Clarke, in overcast conditions, decided to bowl first after the start was delayed half an hour; Afridi would have done likewise but they had planned this smartly. His openers decided the best policy against such an attack was to simply bide their time, a plan loaded with as much risk as sense. But after two overs of nothing - as much time as you will get in this format - Akmal went first, choosing to play bad cop to Salman Butt's good.
Dirk Nannes was sliced and then driven down the ground to begin the fun. Butt joined in, taking on Shaun Tait with a brace of typically lush off-side shots and when Akmal ended the over with a pull, Pakistan were beginning to stamp it. For the first time in the tournament, Tait and Nannes had failed to strike in their opening bursts and Pakistan were well on the way to the best opening start against Australia by some distance.
Change came in the bowling, but not the batting.
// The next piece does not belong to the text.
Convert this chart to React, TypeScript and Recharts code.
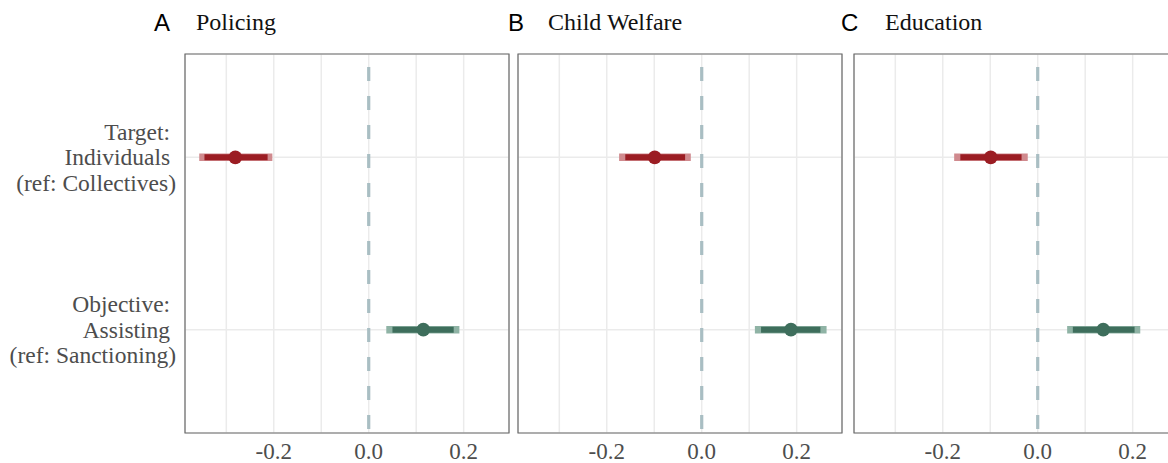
import { CartesianGrid, ErrorBar, ReferenceArea, ReferenceLine, Scatter, ScatterChart, XAxis, YAxis } from 'recharts'

const panelNames = ['Policing', 'Child Welfare', 'Education']
const panelLetters = ['A', 'B', 'C']

const rowLabels: Record<number, string[]> = {
  2: ['Target: ', 'Individuals ', '(ref: Collectives)'],
  1: ['Objective: ', 'Assisting ', '(ref: Sanctioning)'],
}

// estimates with 90% (inner) and 95% (outer) intervals, one value per panel
const targetEst = [-0.281, -0.099, -0.099]
const targetLo90 = [-0.346, -0.161, -0.163]
const targetHi90 = [-0.213, -0.035, -0.034]
const targetLo95 = [-0.357, -0.174, -0.176]
const targetHi95 = [-0.203, -0.023, -0.021]

const objectiveEst = [0.115, 0.188, 0.138]
const objectiveLo90 = [0.05, 0.125, 0.074]
const objectiveHi90 = [0.179, 0.25, 0.204]
const objectiveLo95 = [0.037, 0.112, 0.062]
const objectiveHi95 = [0.191, 0.263, 0.216]

const xTicks = [-0.3, -0.2, -0.1, 0, 0.1, 0.2]
const xDomain: [number, number] = [-0.387, 0.2955]
const yDomain: [number, number] = [0.4, 2.6]

const RED = '#9b1d23'
const RED_LIGHT = '#d08a8e'
const GREEN = '#3e6e5c'
const GREEN_LIGHT = '#8fb3a5'
const SERIF = '"Liberation Serif", "Times New Roman", serif'
const SANS = '"Liberation Sans", Arial, sans-serif'

function row(y: number, est: number, lo90: number, hi90: number, lo95: number, hi95: number) {
  return [{ x: est, y, ci90: [est - lo90, hi90 - est], ci95: [est - lo95, hi95 - est] }]
}

const Dot = (color: string) => (props: any) => <circle cx={props.cx} cy={props.cy} r={6.8} fill={color} />

function YTick({ x, y, payload }: any) {
  const lines = rowLabels[payload.value] || []
  return (
    <text x={x} y={y} textAnchor="end" fill="#4d4d4d" fontSize={23.5} fontFamily={SERIF} style={{ whiteSpace: 'pre' }}>
      {lines.map((l, i) => (
        <tspan key={i} x={x - 1} dy={i === 0 ? -25.5 + 8 : 25.5}>
          {l}
        </tspan>
      ))}
    </text>
  )
}

const NoTick = () => <g />

function Panel({ i, left, width, showY }: { i: number; left: number; width: number; showY: boolean }) {
  const tData = row(2, targetEst[i], targetLo90[i], targetHi90[i], targetLo95[i], targetHi95[i])
  const oData = row(1, objectiveEst[i], objectiveLo90[i], objectiveHi90[i], objectiveLo95[i], objectiveHi95[i])
  return (
    <div style={{ position: 'absolute', left, top: 0 }}>
      <ScatterChart width={width} height={463} margin={{ top: 54, right: 11, bottom: 0, left: showY ? 0 : 10 }}>
        <CartesianGrid stroke="#ebebeb" strokeWidth={1.5} />
        <XAxis
          type="number"
          dataKey="x"
          domain={xDomain}
          allowDataOverflow
          ticks={xTicks}
          interval={0}
          height={30}
          axisLine={false}
          tickLine={false}
          tickMargin={4}
          tick={{ fill: '#4d4d4d', fontSize: 23, fontFamily: SERIF }}
          tickFormatter={(v: number) => (Math.round(v * 10) % 2 === 0 ? v.toFixed(1) : '')}
        />
        <YAxis
          type="number"
          dataKey="y"
          domain={yDomain}
          ticks={[1, 2]}
          interval={0}
          width={showY ? 185 : 0}
          axisLine={false}
          tickLine={false}
          tick={showY ? <YTick /> : <NoTick />}
        />
        <ReferenceLine x={0} stroke="#a9bec3" strokeWidth={3.2} strokeDasharray="14 15" strokeDashoffset={25} />
        <Scatter data={tData} isAnimationActive={false} shape={Dot(RED)}>
          <ErrorBar dataKey="ci95" direction="x" width={0} stroke={RED_LIGHT} strokeWidth={7.5} isAnimationActive={false} />
          <ErrorBar dataKey="ci90" direction="x" width={0} stroke={RED} strokeWidth={6} isAnimationActive={false} />
        </Scatter>
        <Scatter data={oData} isAnimationActive={false} shape={Dot(GREEN)}>
          <ErrorBar dataKey="ci95" direction="x" width={0} stroke={GREEN_LIGHT} strokeWidth={7.5} isAnimationActive={false} />
          <ErrorBar dataKey="ci90" direction="x" width={0} stroke={GREEN} strokeWidth={6} isAnimationActive={false} />
        </Scatter>
        <ReferenceArea
          x1={xDomain[0]}
          x2={xDomain[1]}
          y1={yDomain[0]}
          y2={yDomain[1]}
          fill="none"
          fillOpacity={0}
          stroke="#6a6a6a"
          strokeWidth={1.2}
          ifOverflow="visible"
        />
      </ScatterChart>
    </div>
  )
}

const titleX = [
  [154, 196],
  [508, 548],
  [841, 885],
]

export default function App() {
  return (
    <div style={{ position: 'fixed', left: 0, top: 0, width: 1168, height: 463, overflow: 'hidden', background: '#fff' }}>
      <Panel i={0} left={0} width={520} showY />
      <Panel i={1} left={508} width={345} showY={false} />
      <Panel i={2} left={844} width={345} showY={false} />
      <svg width={1168} height={50} style={{ position: 'absolute', left: 0, top: 0 }}>
        {panelNames.map((name, i) => (
          <g key={name}>
            <text x={titleX[i][0]} y={30.5} fontSize={24} fontFamily={SANS} fill="#000">
              {panelLetters[i]}
            </text>
            <text x={titleX[i][1]} y={29.5} fontSize={24} fontFamily={SERIF} fill="#111">
              {name}
            </text>
          </g>
        ))}
      </svg>
    </div>
  )
}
Steven Smith was slogged for 15, Akmal mistiming him straight down the ground for a maximum that brought up the fifty. Two overs later, as he bludgeoned 18 off Shane Watson, lofting, driving and cutting, he was bringing up his own fifty. Every now and again Butt would provide a gentle reminder of his presence, slicing and dicing a cute flick or cut here and there.
Very briefly momentum stalled as the openers went, but it was at this moment Umar decided to show the watching world once again the range of his talent. As sure of himself as a young rockstar, he went at Australia without fear. Intent had been announced with a slog-sweep off Smith and Nannes was then deposited in a similar area for a maximum, before being scooped over fine leg.
A glorious, brief peak came in Mitchell Johnson's 18th over, in which Umar, with all the arrogance of youth, pulled and slog-swept three sixes. A second consecutive fifty came in between the carnage. Even the generally meek Khalid Latif was bitten by this bug, a useful six-ball cameo ensuring that Pakistan pumped it to the end. Australia looked mostly shocked at such impudence, bowling wides, fumbling byes and overthrows.
When Hussey finished it less than two hours later, they were still shocked, only in a very different way.